Specifically, the Forden Entities argued that Cohen was a manager of Summetria pursuant to the LLC Act because he was an original member of the board of directors who possessed voting power. The Forden Entities and Heck Parties together asserted that there was jurisdiction over the remaining Cohen Parties under the conspiracy theory of jurisdiction.
Court’s Analysis: The Court granted the motion to dismiss, finding that it lacked personal jurisdiction over Cohen and the Cohen Parties.

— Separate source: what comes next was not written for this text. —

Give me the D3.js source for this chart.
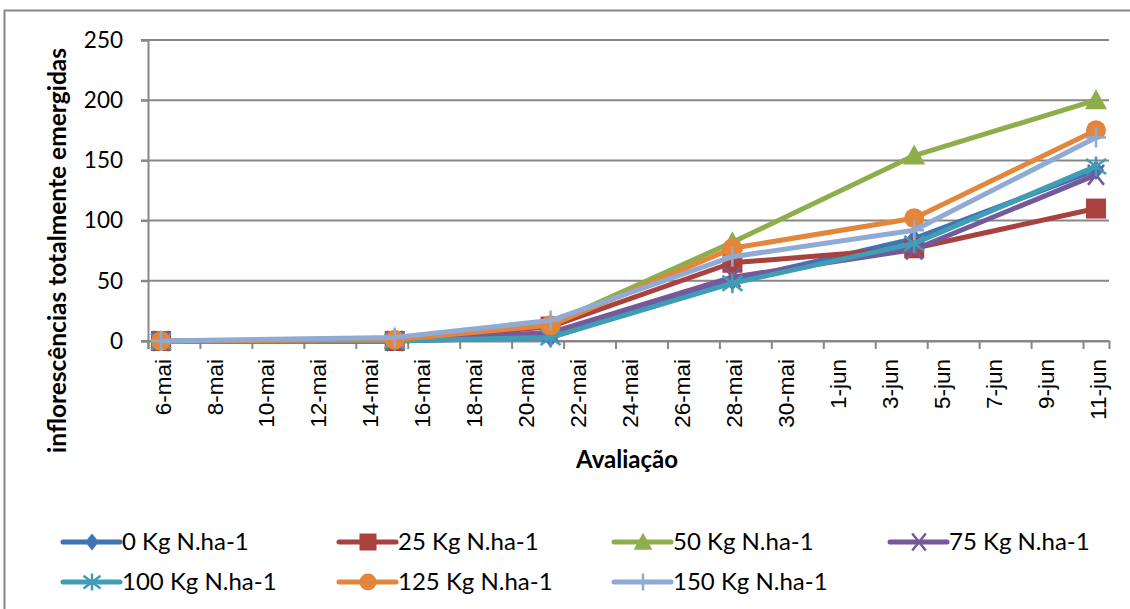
<!DOCTYPE html>
<html>
<head>
<meta charset="utf-8">
<script src="https://cdn.jsdelivr.net/npm/d3@7"></script>
<style>
  html, body { margin: 0; padding: 0; background: #fff; }
  svg { display: block; }
</style>
</head>
<body>
<svg id="chart" width="1130" height="609"></svg>
<script>
// Evaluation dates (2-day slots on a date axis)
const dates = ["2012-05-06", "2012-05-15", "2012-05-21", "2012-05-28", "2012-06-04", "2012-06-11"];

// Nitrogen doses
const seriesNames = ["0 Kg N.ha-1", "25 Kg N.ha-1", "50 Kg N.ha-1", "75 Kg N.ha-1",
                     "100 Kg N.ha-1", "125 Kg N.ha-1", "150 Kg N.ha-1"];

// Fully emerged inflorescences per dose
const n0   = [0, 0, 3, 50, 85, 142];
const n25  = [0, 0, 12, 65, 77, 110];
const n50  = [0, 1, 14, 82, 154, 200];
const n75  = [0, 0, 7, 53, 76, 138];
const n100 = [0, 0, 3, 48, 81, 145];
const n125 = [0, 1, 13, 77, 102, 175];
const n150 = [0, 3, 17, 70, 92, 169];

const yTicks = [0, 50, 100, 150, 200, 250];

const colors  = ["#4273b2", "#a9413e", "#8eae4c", "#76599b", "#3f9db6", "#e3853a", "#8faad4"];
const symbols = ["diamond", "square", "triangle", "x", "asterisk", "circle", "plus"];
const seriesValues = [n0, n25, n50, n75, n100, n125, n150];

const parse = d3.utcParse("%Y-%m-%d");
const ptBrMonth = ["jan","fev","mar","abr","mai","jun","jul","ago","set","out","nov","dez"];
const fmt = d => d.getUTCDate() + "-" + ptBrMonth[d.getUTCMonth()];

const svg = d3.select("#chart");
const plotL = 148, plotR = 1109, plotT = 40, plotB = 341;

// Outer chart frame
svg.append("rect").attr("x", 4.5).attr("y", 10.5).attr("width", 1140).attr("height", 620)
  .attr("fill", "none").attr("stroke", "#878787").attr("stroke-width", 2);

const start = parse("2012-05-06");
const end = parse("2012-06-12");
const x = d3.scaleUtc().domain([start, end]).range([plotL, plotR]);
const y = d3.scaleLinear().domain([0, 250]).range([plotB, plotT]);
const noon = d => d3.utcHour.offset(d, 12);

// Horizontal gridlines
svg.append("g").selectAll("line").data(yTicks).join("line")
  .attr("x1", plotL - 7).attr("x2", plotR)
  .attr("y1", d => y(d)).attr("y2", d => y(d))
  .attr("stroke", "#878787").attr("stroke-width", 2);

// Y axis
const yAxis = svg.append("g").attr("transform", `translate(${plotL},0)`)
  .call(d3.axisLeft(y).tickValues(yTicks).tickSize(7).tickPadding(18));
yAxis.select(".domain").attr("stroke", "#878787").attr("stroke-width", 2);
yAxis.selectAll(".tick line").attr("stroke", "#878787").attr("stroke-width", 2);
yAxis.selectAll("text").attr("font-family", "Lato, 'Open Sans', sans-serif")
  .attr("font-size", 22.5).attr("fill", "#000");

// X axis: tick marks at slot boundaries (every 2 days), labels at slot centres
const tickDates = d3.utcDay.range(start, end, 2);
const xAxis = svg.append("g").attr("transform", `translate(0,${plotB})`)
  .call(d3.axisBottom(x).tickValues(tickDates).tickSize(8).tickFormat(""));
xAxis.select(".domain").attr("stroke", "#878787").attr("stroke-width", 2);
xAxis.selectAll(".tick line").attr("stroke", "#878787").attr("stroke-width", 2);

svg.append("g").selectAll("text").data(tickDates).join("text")
  .attr("transform", d => `translate(${x(noon(d)) + 1.5},${plotB + 18}) rotate(-90)`)
  .attr("text-anchor", "end").attr("dy", "0.36em")
  .attr("font-family", "'Liberation Sans', Arial, sans-serif")
  .attr("font-size", 22.5).attr("fill", "#000")
  .text(fmt);

// Axis titles
svg.append("text").attr("x", 627).attr("y", 468)
  .attr("text-anchor", "middle").attr("font-family", "Lato, sans-serif")
  .attr("font-weight", "bold").attr("font-size", 24).text("Avaliação");
svg.append("text").attr("transform", `translate(66,48) rotate(-90)`)
  .attr("text-anchor", "end").attr("font-family", "Lato, sans-serif")
  .attr("font-weight", "bold").attr("font-size", 24.5).text("inflorescências totalmente emergidas");

// Marker drawing
function marker(g, type, color, s) {
  const h = s / 2;
  switch (type) {
    case "diamond":
      g.append("path").attr("d", `M0,${-h}L${h * 0.8},0L0,${h}L${-h * 0.8},0Z`).attr("fill", color); break;
    case "square":
      g.append("rect").attr("x", -h).attr("y", -h).attr("width", s).attr("height", s).attr("fill", color); break;
    case "triangle":
      g.append("path").attr("d", `M0,${-h * 1.1}L${h * 1.1},${h * 0.9}L${-h * 1.1},${h * 0.9}Z`).attr("fill", color); break;
    case "circle":
      g.append("circle").attr("r", h).attr("fill", color); break;
    case "x":
      g.append("path").attr("d", `M${-h * 0.8},${-h}L${h * 0.8},${h}M${-h * 0.8},${h}L${h * 0.8},${-h}`)
        .attr("stroke", color).attr("stroke-width", 2.5); break;
    case "asterisk":
      g.append("path").attr("d", `M${-h},${-h * 0.75}L${h},${h * 0.75}M${-h},${h * 0.75}L${h},${-h * 0.75}M0,${-h}L0,${h}`)
        .attr("stroke", color).attr("stroke-width", 2.5); break;
    case "plus":
      g.append("path").attr("d", `M${-h},0L${h},0M0,${-h}L0,${h}`)
        .attr("stroke", color).attr("stroke-width", 2.5); break;
  }
}

const line = d3.line().x(d => x(noon(parse(d.date)))).y(d => y(d.v));

seriesValues.forEach((vals, i) => {
  const pts = vals.map((v, j) => ({ date: dates[j], v }));
  const g = svg.append("g");
  g.append("path").datum(pts).attr("d", line)
    .attr("fill", "none").attr("stroke", colors[i]).attr("stroke-width", 5)
    .attr("stroke-linejoin", "round");
  pts.forEach(p => {
    const m = g.append("g").attr("transform", `translate(${x(noon(parse(p.date)))},${y(p.v)})`);
    marker(m, symbols[i], colors[i], 20);
  });
});

// Legend
const colX = [63, 339, 614, 890];
const rowY = [542, 582];
seriesNames.forEach((name, i) => {
  const lx = colX[i % 4], ly = rowY[Math.floor(i / 4)];
  const g = svg.append("g").attr("transform", `translate(${lx},${ly})`);
  g.append("line").attr("x1", 0).attr("x2", 57).attr("y1", 0).attr("y2", 0)
    .attr("stroke", colors[i]).attr("stroke-width", 5).attr("stroke-linecap", "round");
  const m = g.append("g").attr("transform", "translate(29,0)");
  marker(m, symbols[i], colors[i], 17);
  g.append("text").attr("x", 59).attr("y", 0).attr("dy", "0.35em")
    .attr("font-family", "Lato, sans-serif").attr("font-size", 24).attr("fill", "#000")
    .text(name);
});
</script>
</body>
</html>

The Court determined that it did not have jurisdiction over Cohen pursuant to the LLC Act, as he was not a manager of Summetria under § 18-109 of the LLC Act. The Summetria LLC Agreement made clear that Forden was the sole manager of the company. The LLC Agreement further provided that a board position did not grant membership authority to an individual. Moreover, Cohen did not control Summetria or have a decision-making role within the company under the LLC Act, even though he was involved in important financial negotiations for Summetria. In accordance with prior precedent, Cohen’s power was limited to Forden’s decision-making authority, and thus, he did not materially participate in Summetria’s management. Therefore, Cohen was not a manager pursuant to the LLC Act for purposes of finding personal jurisdiction over him.
Additionally, the Court did not have jurisdiction over Cohen under Delaware’s long arm statute because the Forden Entities alleged no facts regarding any act Cohen committed in Delaware, nor any business Cohen transacted in Delaware, either personally or through his agents. Cohen’s only connection with Delaware was his indirect ownership interest in Summetria through Costar. Therefore, neither the long arm statute nor the LLC Act provided a basis for jurisdiction over Cohen.
The Court also determined that there were no facts regarding the remaining Cohen Parties’ contacts with Delaware. The Forden Entities did not allege that Weinberger managed a Delaware entity, and there was no basis to assert jurisdiction under the conspiracy theory of jurisdiction. The Court explained that personal jurisdiction by conspiracy is not an independent basis for jurisdiction, but instead relies on the agency relationship inherent in a conspiracy and a proper jurisdictional hook for at least one conspirator. Because neither Cohen nor any of the Cohen Parties were subject to the Court’s personal jurisdiction, the Complaint did not adequately allege jurisdiction over the Cohen Parties under the conspiracy theory of jurisdiction.
Conclusion: The Court granted the motion to dismiss the Forden Entities’ and the Heck Parties’ third-party complaints for lack of personal jurisdiction. The motion to dismiss for failure to state a claim was rendered moot.